(begin)

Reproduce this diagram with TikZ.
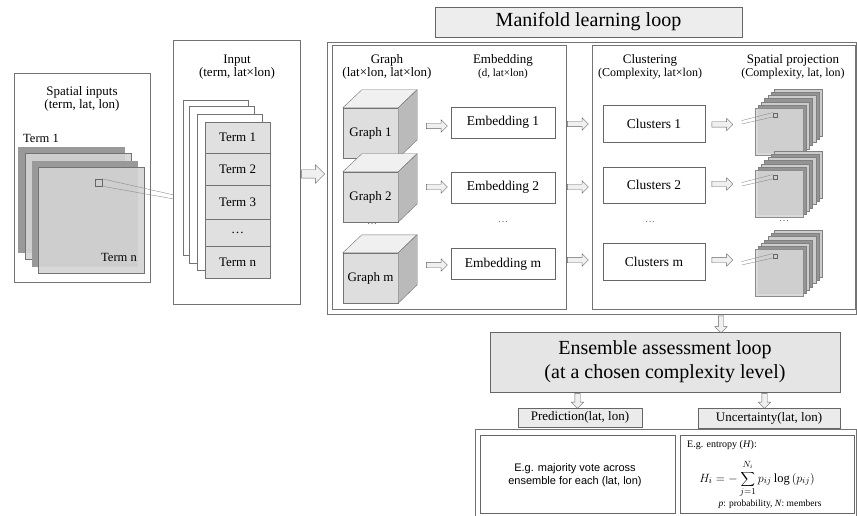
\documentclass[tikz,border=0pt]{standalone}
\usepackage{fontspec}
\setmainfont{Liberation Serif}
\setsansfont{Liberation Sans}
\usetikzlibrary{positioning,shapes.arrows,calc}

\newcommand{\fs}[1]{\fontsize{#1}{1.2\dimexpr#1pt\relax}\selectfont}

\begin{document}
\begin{tikzpicture}[x=1pt,y=-1pt,
  panel/.style={draw=black!55,line width=0.7pt},
  title/.style={align=center,inner sep=0pt,font=\fontsize{13}{13}\selectfont},
  card/.style={draw=black!55,fill=white},
  row/.style={draw=black!55,fill=black!12,minimum width=65pt,inner sep=0pt,outer sep=0pt,font=\fs{13}},
  box/.style={draw=black!60,fill=white,minimum width=104pt,minimum height=31pt,font=\fs{13.5}},
  face/.style={draw=black!55,fill=black!13,minimum width=55pt,minimum height=50pt,inner sep=0pt,font=\fs{13}},
  layer/.style={draw=black!45,fill=black!16,fill opacity=0.9,minimum width=48pt,minimum height=47pt,inner sep=0pt},
  pixel/.style={draw=black!60,minimum size=4pt,inner sep=0pt},
  hollow/.style={single arrow,draw=black!60,fill=black!6,inner sep=2.5pt,
    single arrow head extend=3.5pt,minimum height=21pt},
  down/.style={hollow,shape border rotate=270,minimum height=17pt},
  head/.style={draw=black!60,fill=black!8,inner sep=0pt}]
\useasboundingbox (0,0) rectangle (857,516);

\draw[panel] (14,73) rectangle (150,282);
\node[title] (spin) at (82,99) {Spatial inputs\\(term, lat, lon)};
\fill[black!40] (18,147) rectangle (125,253);
\draw[black!55,fill=black!17,fill opacity=0.9] (25,153) rectangle (131,259);
\fill[black!40] (32,161) rectangle (138,267);
\draw[black!55,fill=black!17,fill opacity=0.9] (38,167) rectangle (144,273);
\node[font=\fs{12.5}] (term1) at (41,138) {Term 1};
\node[font=\fs{12.5}] (termn) at (119,257) {Term n};
\node[pixel,minimum size=7pt] (pix) at (98.5,182.5) {};
\coordinate (pin1) at (174,195);
\coordinate (pin2) at (174,199);
\draw[black!45] (pix.north east) -- (pin1) (pix.south east) -- (pin2);

\draw[panel] (173,40) rectangle (300,304);
\node[title] (inp) at (237,67) {Input\\(term, lat×lon)};
\draw[card] (183,100) rectangle (248,255);
\draw[card] (189,106) rectangle (254,263);
\draw[card] (197,114) rectangle (262,270);
\node[row,minimum height=31pt] (t1) at (237.5,137.5) {Term 1};
\node[row,minimum height=32pt,below=0pt of t1] (t2) {Term 2};
\node[row,minimum height=34pt,below=0pt of t2] (t3) {Term 3};
\node[row,minimum height=27pt,below=0pt of t3] (t4) {\dots};
\node[row,minimum height=32pt,below=0pt of t4] (tn) {Term n};
\node[hollow,minimum height=23pt,inner sep=4pt,single arrow head extend=5pt] (a0) at (311,174) {};

\node[head,minimum width=307pt,minimum height=30pt,fill=black!7,font=\fs{20}] (mll) at (588.5,22) {Manifold learning loop};
\draw[panel] (327,42) rectangle (856,314);
\draw[panel] (332,45) rectangle (566,309);
\draw[panel] (592,45) rectangle (855,309);

\node[title] (gt) at (387,67) {Graph\\(lat×lon, lat×lon)};
\node[title] (et) at (503,67) {Embedding\\{\fontsize{11}{13}\selectfont(d, lat×lon)}};
\node[title] (ct) at (650,67) {Clustering\\{\fontsize{12}{13}\selectfont(Complexity, lat×lon)}};
\node[title] (st) at (793,67) {Spatial projection\\{\fontsize{12}{13}\selectfont(Complexity, lat, lon)}};

\foreach \n/\y/\t in {g1/133/Graph 1,g2/197/Graph 2,gm/278/Graph m} {
  \node[face] (\n) at (370.5,\y) {\t};
  \draw[black!55,fill=black!6] (\n.north west) -- ++(19,-18) -- ++(55,0) -- (\n.north east) -- cycle;
  \draw[black!55,fill=black!27] (\n.north east) -- ++(19,-18) -- ++(0,50) -- (\n.south east) -- cycle;
}
\node[black!60] (gdots) at (372,224) {\dots};

\node[hollow] (ga1) at (435.5,126) {};
\node[hollow] (ga2) at (435.5,187) {};
\node[hollow] (gam) at (435.5,265) {};

\node[box] (e1) at (503,122.5) {Embedding 1};
\node[box] (e2) at (503,187.5) {Embedding 2};
\node[box] (em) at (503,264) {Embedding m};
\node[black!60] (edots) at (503,222) {\dots};

\node[hollow] (ea1) at (576.5,124) {};
\node[hollow] (ea2) at (576.5,187) {};
\node[hollow] (eam) at (576.5,260) {};

\node[box,minimum width=102pt,minimum height=37pt] (c1) at (654,123.5) {Clusters 1};
\node[box,minimum width=102pt,minimum height=36pt] (c2) at (654,185) {Clusters 2};
\node[box,minimum width=102pt,minimum height=37pt] (cm) at (654,261.5) {Clusters m};
\node[black!60] (cdots) at (650,222) {\dots};

\node[hollow] (ca1) at (721,124.5) {};
\node[hollow] (ca2) at (721,184) {};
\node[hollow] (cam) at (721,260) {};

\foreach \s/\y in {s1/108,s2/170,sm/249} {
  \foreach \i in {6,5,...,1} {
    \ifodd\i \def\c{black!42}\else\def\c{black!20}\fi
    \draw[black!50,fill=\c] (755+3.2*\i,\y-3.1*\i) rectangle ++(48,47);
  }
  \node[layer] (\s) at (779,\y+23.5) {};
  \node[pixel] (\s p) at ($(\s.north west)+(20,7)$) {};
  \draw[black!45] (\s p.north west) -- ++(-31,8) (\s p.south west) -- ++(-31,7);
}
\node[black!60] (sdots) at (784,221) {\dots};

\node[down] (ad) at (721,323) {};
\node[head,minimum width=350pt,minimum height=60pt,fill=black!10,align=center,font=\fs{20}] (ens) at (665,362)
  {Ensemble assessment loop\\(at a chosen complexity level)};
\node[down,minimum height=15pt] (ap) at (577.5,399.5) {};
\node[down,minimum height=15pt] (au) at (764.5,399.5) {};
\node[head,minimum width=124pt,minimum height=19pt,font=\fs{13}] (pred) at (580,417.5) {Prediction(lat, lon)};
\node[head,minimum width=142pt,minimum height=20pt,font=\fs{13}] (unc) at (769,418) {Uncertainty(lat, lon)};

\draw[panel] (475,429) rectangle (856,530);
\node[draw=black!60,minimum width=195pt,minimum height=78pt] (pbox) at (577.5,474) {};
\node[draw=black!60,minimum width=174pt,minimum height=78pt] (ubox) at (767,474) {};
\node[align=center,font=\sffamily\fs{11}] (vote) at (575,475) {E.g. majority vote across\\ensemble for each (lat, lon)};
\node[anchor=west,inner sep=0pt,font=\fs{10}] (ent) at (687,445) {E.g. entropy (\textit{H}):};
\node[inner sep=0pt,font=\fs{12.5}] (hf) at (757,479)
  {$\displaystyle H_i=-\mathop{\sum}\limits_{j=1}^{\raisebox{1.5pt}{$\scriptstyle N_i$}} p_{ij}\log\left(p_{ij}\right)$};
\node[inner sep=0pt,font=\fs{9.5}] (pn) at (770,504) {\textit{p}: probability, \textit{N}: members};
\end{tikzpicture}
\end{document}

(end)

» TASK STATEMENT:
Output the lines above in full and exactly as given, omitting any pictures.

» IN RESPONSE:
Reproduce this diagram with TikZ.
\documentclass[tikz,border=0pt]{standalone}
\usepackage{fontspec}
\setmainfont{Liberation Serif}
\setsansfont{Liberation Sans}
\usetikzlibrary{positioning,shapes.arrows,calc}

\newcommand{\fs}[1]{\fontsize{#1}{1.2\dimexpr#1pt\relax}\selectfont}

\begin{document}
\begin{tikzpicture}[x=1pt,y=-1pt,
  panel/.style={draw=black!55,line width=0.7pt},
  title/.style={align=center,inner sep=0pt,font=\fontsize{13}{13}\selectfont},
  card/.style={draw=black!55,fill=white},
  row/.style={draw=black!55,fill=black!12,minimum width=65pt,inner sep=0pt,outer sep=0pt,font=\fs{13}},
  box/.style={draw=black!60,fill=white,minimum width=104pt,minimum height=31pt,font=\fs{13.5}},
  face/.style={draw=black!55,fill=black!13,minimum width=55pt,minimum height=50pt,inner sep=0pt,font=\fs{13}},
  layer/.style={draw=black!45,fill=black!16,fill opacity=0.9,minimum width=48pt,minimum height=47pt,inner sep=0pt},
  pixel/.style={draw=black!60,minimum size=4pt,inner sep=0pt},
  hollow/.style={single arrow,draw=black!60,fill=black!6,inner sep=2.5pt,
    single arrow head extend=3.5pt,minimum height=21pt},
  down/.style={hollow,shape border rotate=270,minimum height=17pt},
  head/.style={draw=black!60,fill=black!8,inner sep=0pt}]
\useasboundingbox (0,0) rectangle (857,516);

\draw[panel] (14,73) rectangle (150,282);
\node[title] (spin) at (82,99) {Spatial inputs\\(term, lat, lon)};
\fill[black!40] (18,147) rectangle (125,253);
\draw[black!55,fill=black!17,fill opacity=0.9] (25,153) rectangle (131,259);
\fill[black!40] (32,161) rectangle (138,267);
\draw[black!55,fill=black!17,fill opacity=0.9] (38,167) rectangle (144,273);
\node[font=\fs{12.5}] (term1) at (41,138) {Term 1};
\node[font=\fs{12.5}] (termn) at (119,257) {Term n};
\node[pixel,minimum size=7pt] (pix) at (98.5,182.5) {};
\coordinate (pin1) at (174,195);
\coordinate (pin2) at (174,199);
\draw[black!45] (pix.north east) -- (pin1) (pix.south east) -- (pin2);

\draw[panel] (173,40) rectangle (300,304);
\node[title] (inp) at (237,67) {Input\\(term, lat×lon)};
\draw[card] (183,100) rectangle (248,255);
\draw[card] (189,106) rectangle (254,263);
\draw[card] (197,114) rectangle (262,270);
\node[row,minimum height=31pt] (t1) at (237.5,137.5) {Term 1};
\node[row,minimum height=32pt,below=0pt of t1] (t2) {Term 2};
\node[row,minimum height=34pt,below=0pt of t2] (t3) {Term 3};
\node[row,minimum height=27pt,below=0pt of t3] (t4) {\dots};
\node[row,minimum height=32pt,below=0pt of t4] (tn) {Term n};
\node[hollow,minimum height=23pt,inner sep=4pt,single arrow head extend=5pt] (a0) at (311,174) {};

\node[head,minimum width=307pt,minimum height=30pt,fill=black!7,font=\fs{20}] (mll) at (588.5,22) {Manifold learning loop};
\draw[panel] (327,42) rectangle (856,314);
\draw[panel] (332,45) rectangle (566,309);
\draw[panel] (592,45) rectangle (855,309);

\node[title] (gt) at (387,67) {Graph\\(lat×lon, lat×lon)};
\node[title] (et) at (503,67) {Embedding\\{\fontsize{11}{13}\selectfont(d, lat×lon)}};
\node[title] (ct) at (650,67) {Clustering\\{\fontsize{12}{13}\selectfont(Complexity, lat×lon)}};
\node[title] (st) at (793,67) {Spatial projection\\{\fontsize{12}{13}\selectfont(Complexity, lat, lon)}};

\foreach \n/\y/\t in {g1/133/Graph 1,g2/197/Graph 2,gm/278/Graph m} {
  \node[face] (\n) at (370.5,\y) {\t};
  \draw[black!55,fill=black!6] (\n.north west) -- ++(19,-18) -- ++(55,0) -- (\n.north east) -- cycle;
  \draw[black!55,fill=black!27] (\n.north east) -- ++(19,-18) -- ++(0,50) -- (\n.south east) -- cycle;
}
\node[black!60] (gdots) at (372,224) {\dots};

\node[hollow] (ga1) at (435.5,126) {};
\node[hollow] (ga2) at (435.5,187) {};
\node[hollow] (gam) at (435.5,265) {};

\node[box] (e1) at (503,122.5) {Embedding 1};
\node[box] (e2) at (503,187.5) {Embedding 2};
\node[box] (em) at (503,264) {Embedding m};
\node[black!60] (edots) at (503,222) {\dots};

\node[hollow] (ea1) at (576.5,124) {};
\node[hollow] (ea2) at (576.5,187) {};
\node[hollow] (eam) at (576.5,260) {};

\node[box,minimum width=102pt,minimum height=37pt] (c1) at (654,123.5) {Clusters 1};
\node[box,minimum width=102pt,minimum height=36pt] (c2) at (654,185) {Clusters 2};
\node[box,minimum width=102pt,minimum height=37pt] (cm) at (654,261.5) {Clusters m};
\node[black!60] (cdots) at (650,222) {\dots};

\node[hollow] (ca1) at (721,124.5) {};
\node[hollow] (ca2) at (721,184) {};
\node[hollow] (cam) at (721,260) {};

\foreach \s/\y in {s1/108,s2/170,sm/249} {
  \foreach \i in {6,5,...,1} {
    \ifodd\i \def\c{black!42}\else\def\c{black!20}\fi
    \draw[black!50,fill=\c] (755+3.2*\i,\y-3.1*\i) rectangle ++(48,47);
  }
  \node[layer] (\s) at (779,\y+23.5) {};
  \node[pixel] (\s p) at ($(\s.north west)+(20,7)$) {};
  \draw[black!45] (\s p.north west) -- ++(-31,8) (\s p.south west) -- ++(-31,7);
}
\node[black!60] (sdots) at (784,221) {\dots};

\node[down] (ad) at (721,323) {};
\node[head,minimum width=350pt,minimum height=60pt,fill=black!10,align=center,font=\fs{20}] (ens) at (665,362)
  {Ensemble assessment loop\\(at a chosen complexity level)};
\node[down,minimum height=15pt] (ap) at (577.5,399.5) {};
\node[down,minimum height=15pt] (au) at (764.5,399.5) {};
\node[head,minimum width=124pt,minimum height=19pt,font=\fs{13}] (pred) at (580,417.5) {Prediction(lat, lon)};
\node[head,minimum width=142pt,minimum height=20pt,font=\fs{13}] (unc) at (769,418) {Uncertainty(lat, lon)};

\draw[panel] (475,429) rectangle (856,530);
\node[draw=black!60,minimum width=195pt,minimum height=78pt] (pbox) at (577.5,474) {};
\node[draw=black!60,minimum width=174pt,minimum height=78pt] (ubox) at (767,474) {};
\node[align=center,font=\sffamily\fs{11}] (vote) at (575,475) {E.g. majority vote across\\ensemble for each (lat, lon)};
\node[anchor=west,inner sep=0pt,font=\fs{10}] (ent) at (687,445) {E.g. entropy (\textit{H}):};
\node[inner sep=0pt,font=\fs{12.5}] (hf) at (757,479)
  {$\displaystyle H_i=-\mathop{\sum}\limits_{j=1}^{\raisebox{1.5pt}{$\scriptstyle N_i$}} p_{ij}\log\left(p_{ij}\right)$};
\node[inner sep=0pt,font=\fs{9.5}] (pn) at (770,504) {\textit{p}: probability, \textit{N}: members};
\end{tikzpicture}
\end{document}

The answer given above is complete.